Forward-looking statements are typically identified by words such as “believe,” “expect,” “anticipate,” “intend,” “outlook,” “estimate,” “forecast,” “project” and other similar words and expressions. Forward-looking statements are subject to numerous assumptions, risks and uncertainties, which change over time and are beyond our control. Forward-looking statements speak only as of the date they are made. The Company does not assume any duty and does not undertake to update forward-looking statements. Because forward-looking statements are subject to assumptions and uncertainties, actual results or future events could differ, possibly materially, from those that the Company anticipated in its forward-looking statements and future results could differ materially from historical performance. Factors that could cause or contribute to such differences include, but are not limited to, those included under Item 1A “Risk Factors” in the Company’s Annual Report on Form 10-K, those included under Item 1A “Risk Factors” in Sun’s Annual Report on Form 10-K, those included under Item 1A “Risk Factors” in the Company’s most recent Quarterly Report on Form 10-Q, those included under Item 1A “Risk Factors” in Sun’s most recent Quarterly Report on Form 10-Q, those disclosed in the Company’s and Sun’s respective other periodic reports filed with the Securities and Exchange Commission (the “SEC”), as well as the possibility that expected benefits may not materialize in the timeframe expected or at all, or may be more costly to achieve; that the Transaction may not be timely completed, if at all; that prior to the completion of the Transaction or thereafter, the Company’s and Sun’s respective businesses may not perform as expected due to transaction-related uncertainty or other factors; that the parties are unable to successfully implement integration strategies; that outstanding customary closing conditions are not satisfied in a timely manner or at all; reputational risks and the reaction of the companies’ customers, employees and other constituents to the Transaction; and diversion of management time on merger-related matters. For any forward-looking statements made in this report or in any documents, the Company claims the protection of the safe harbor for forward-looking statements contained in the Private Securities Litigation Reform Act of 1995.

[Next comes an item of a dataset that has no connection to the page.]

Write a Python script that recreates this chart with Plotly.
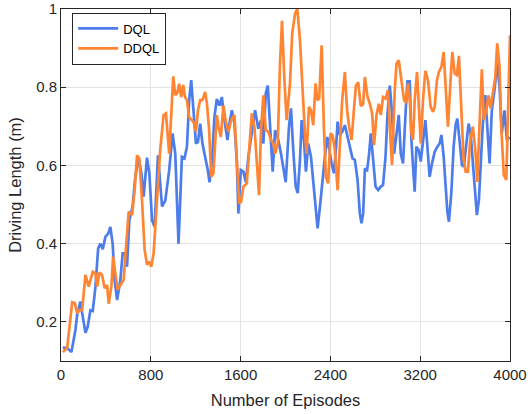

Additional Information about the Proposed Transaction
This communication is being made in respect of the proposed Transaction involving the Company and Sun. This communication shall not constitute an offer to sell or the solicitation of an offer to buy any securities. In connection with the proposed Transaction, the Company has filed with the SEC and the SEC has declared effective, a definitive Registration Statement (File No. 333-220235) on Form S-4, as amended by that certain Amendment No. 1 to Form S-4, containing a joint proxy statement/prospectus and other documents regarding the proposed Transaction. Before making any investment decision, the respective investors and stockholders of the Company and Sun are urged to carefully read the entire joint proxy statement/prospectus that the Company and Sun have mailed to their respective stockholders and any other relevant documents filed by either company with the SEC, as well as any amendments or supplements to those documents, because they will contain important information about the Company, Sun and the proposed Transaction. Copies of the joint proxy statement/prospectus may be obtained free of charge at the SEC’s web site at http://www.sec.gov, or by directing a request to OceanFirst Financial Corp., 975 Hooper Avenue, Toms River, New Jersey 08753, Attn: Jill Apito Hewitt, Senior Vice President and Investor Relations Officer.
SIGNATURES
Pursuant to the requirements of the Securities Exchange Act of 1934, the Registrant has duly caused this report to be signed on its behalf by the undersigned hereunto duly authorized.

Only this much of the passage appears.